Last time out they picked a fairly sensible list of eight, which comprised: Zinedine Zidane, Patrick Vieira, Michael Ballack, Miroslav Klose, Gianluigi Buffon, Fabio Cannavaro, Andrea Pirlo, Gianluca Zambrotta and Maniche.
The message is clear: to get nominated, a player’s team must make at least the semi-finals.
Zidane was the eventual winner despite, or perhaps because of, his infamous headbutt in the final. Indeed runners-up have provided the Golden Ball winner in the last three World Cups, with Oliver Kahn getting the prize in 2002 and Ronaldo winning it in 1998.
Romario for Brazil was the last World Cup winner to also claim the best player award in 1994, while Italy’s Salvatore Schillaci in 1990 was the last man to do a Golden double winning both top scorer and best player titles.
From this year’s crop of candidates there are a few which stand out as potentially subscribing to this pattern.
Mesut Ozil, 7/1 third favourite, has had a superb tournament putting in excellent displays in all his matches.
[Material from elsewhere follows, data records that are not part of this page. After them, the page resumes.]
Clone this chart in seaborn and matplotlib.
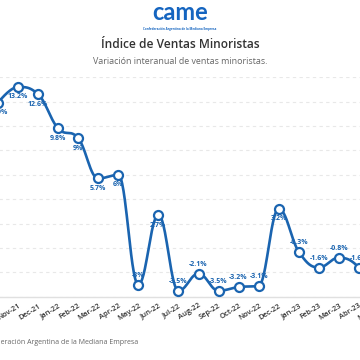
import numpy as np
import pandas as pd
import matplotlib
matplotlib.use("Agg")
import matplotlib.pyplot as plt
import seaborn as sns

months = ["Oct-21", "Nov-21", "Dec-21", "Jan-22", "Feb-22", "Mar-22", "Apr-22",
          "May-22", "Jun-22", "Jul-22", "Aug-22", "Sep-22", "Oct-22", "Nov-22",
          "Dec-22", "Jan-23", "Feb-23", "Mar-23", "Abr-23", "May-23"]
values = [11.9, 13.2, 12.6, 9.8, 9.0, 5.7, 6.0, -3.0, 2.7, -3.5, -2.1, -3.5,
          -3.2, -3.1, 3.2, -0.3, -1.6, -0.8, -1.6, -4.1]
labels = ["11.9%", "13.2%", "12.6%", "9.8%", "9%", "5.7%", "6%", "-3%", "2.7%",
          "-3.5%", "-2.1%", "-3.5%", "-3.2%", "-3.1%", "3.2%", "-0.3%", "-1.6%",
          "-0.8%", "-1.6%", "-4.1%"]
y_ticks = [-4, -2, 0, 2, 4, 6, 8, 10, 12, 14]

title = "Índice de Ventas Minoristas"
subtitle = "Variación interanual de ventas minoristas."
source = "Confederación Argentina de la Mediana Empresa"

BLUE = "#1a64b0"

sns.set_theme(style="white")
plt.rcParams['font.family'] = ['Open Sans', 'DejaVu Sans']

df = pd.DataFrame({"idx": np.arange(len(months)), "value": values, "month": months})


def spline_path(xs, ys, smoothing=1.5, n=30):
    """Highcharts-like spline through the points (bezier segments)."""
    xs = np.asarray(xs, float)
    ys = np.asarray(ys, float)
    m = len(xs)
    left = [(xs[i], ys[i]) for i in range(m)]
    right = [(xs[i], ys[i]) for i in range(m)]
    d = smoothing + 1
    for i in range(1, m - 1):
        x0, y0 = xs[i - 1], ys[i - 1]
        x1, y1 = xs[i], ys[i]
        x2, y2 = xs[i + 1], ys[i + 1]
        lcx = (smoothing * x1 + x0) / d
        lcy = (smoothing * y1 + y0) / d
        rcx = (smoothing * x1 + x2) / d
        rcy = (smoothing * y1 + y2) / d
        corr = ((rcy - lcy) * (rcx - x1)) / (rcx - lcx) + y1 - rcy
        lcy += corr
        rcy += corr
        if lcy > y0 and lcy > y1:
            lcy = max(y0, y1)
            rcy = 2 * y1 - lcy
        elif lcy < y0 and lcy < y1:
            lcy = min(y0, y1)
            rcy = 2 * y1 - lcy
        if rcy > y2 and rcy > y1:
            rcy = max(y1, y2)
            lcy = 2 * y1 - rcy
        elif rcy < y2 and rcy < y1:
            rcy = min(y1, y2)
            lcy = 2 * y1 - rcy
        left[i] = (lcx, lcy)
        right[i] = (rcx, rcy)
    px, py = [], []
    t = np.linspace(0, 1, n)
    for i in range(1, m):
        p0 = np.array([xs[i - 1], ys[i - 1]])
        p1 = np.array(right[i - 1])
        p2 = np.array(left[i])
        p3 = np.array([xs[i], ys[i]])
        seg = ((1 - t)[:, None] ** 3 * p0 + 3 * ((1 - t) ** 2 * t)[:, None] * p1
               + 3 * ((1 - t) * t ** 2)[:, None] * p2 + (t ** 3)[:, None] * p3)
        px.extend(seg[:, 0])
        py.extend(seg[:, 1])
    return np.array(px), np.array(py)


fig = plt.figure(figsize=(3.6, 3.6), dpi=100)
fig.patch.set_facecolor("white")
# axes extends beyond figure edges (cropped chart)
ax = fig.add_axes([-22.05 / 360, (360 - 296.8) / 360, 421.05 / 360, 219.6 / 360])
ax.set_facecolor("white")

cx, cy = spline_path(df["idx"], df["value"])
curve = pd.DataFrame({"x": cx, "y": cy})
sns.lineplot(data=curve, x="x", y="y", sort=False, estimator=None, ax=ax,
             color=BLUE, linewidth=1.9, zorder=3)
sns.scatterplot(data=df, x="idx", y="value", ax=ax, s=42, color="white",
                edgecolor=BLUE, linewidth=1.6, zorder=4)

for i, (v, lab) in enumerate(zip(values, labels)):
    off = -10 if v >= 0 else 9.5
    ax.annotate(lab, (i, v), xytext=(0, off * 0.72), textcoords="offset points",
                ha="center", va="center", fontsize=5.0, fontweight="bold",
                color=BLUE, zorder=5)

ax.set_xlim(-1, 20)
ax.set_ylim(-4, 14)
ax.set_yticks(y_ticks)
ax.set_yticklabels([])
ax.tick_params(axis="y", length=0)
ax.yaxis.grid(True, color="#e8e8e8", linestyle=(0, (3, 3)), linewidth=0.8)
ax.xaxis.grid(False)
ax.set_xticks(df["idx"])
ax.set_xticklabels(months, rotation=32, ha="right", rotation_mode="anchor",
                   fontsize=5.4, color="#333333", fontweight="semibold")
ax.tick_params(axis="x", length=0, pad=4)
ax.set_xlabel("")
ax.set_ylabel("")
for s in ["top", "left", "right"]:
    ax.spines[s].set_visible(False)
ax.spines["bottom"].set_color("#e0e0e0")
ax.spines["bottom"].set_linewidth(1.0)

# Header: logo, title, subtitle
fig.text(0.5, 1 - 12 / 360, "came", ha="center", va="center", fontsize=17,
         fontweight="bold", color="#1565c0", family=["Lato", "DejaVu Sans"])
fig.text(0.5, 1 - 29 / 360, source, ha="center", va="center", fontsize=2.2,
         fontweight="bold", color="#1565c0")
fig.text(0.5, 1 - 44 / 360, title, ha="center", va="center", fontsize=8.6,
         fontweight="semibold", color="#333333")
fig.text(0.5, 1 - 61 / 360, subtitle, ha="center", va="center", fontsize=6.4,
         color="#666666")
fig.text(138 / 360, 1 - 342 / 360, source, ha="right", va="center",
         fontsize=5.0, color="#666666")

fig.savefig("out.png", dpi=100, facecolor="white")
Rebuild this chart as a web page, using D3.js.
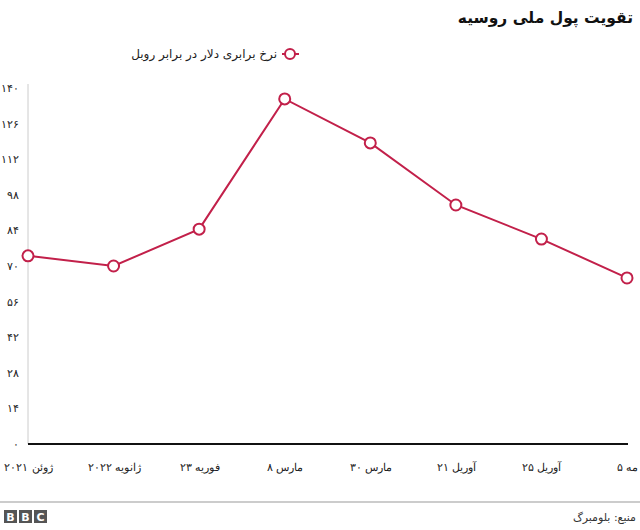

He is just the kind of player football hacks might warm to should he propel Germany to the final, with voters potentially swayed by the charm of his rise from almost nowhere. He has moved from the 25/1 price offered after his first game against Australia.
Also at 7/1, Wesley Sneijder could be a decent shout. He has notched twice for Holland and is their beating heart of creativity. The Oranjes are underdogs for their quarter-final tie with Brazil and he could become favoured should he engineer an upset.
The voting media might also find the storyline of a player going from the scrapheap at Real Madrid in the summer, to winning the treble with Inter too compelling to ignore and feel inclined to top it off with this award.
At 20/1, Brazil captain Lucio (backed in from 66/1 pre-tournament) also looks a very good bet. He has been monumental so far, both in defence and in starting attacks. With Brazil favourites to win the tournament he seems destined to be the one to lift the cup and, as the personification of Dunga’s Brazil, would be a fitting winner.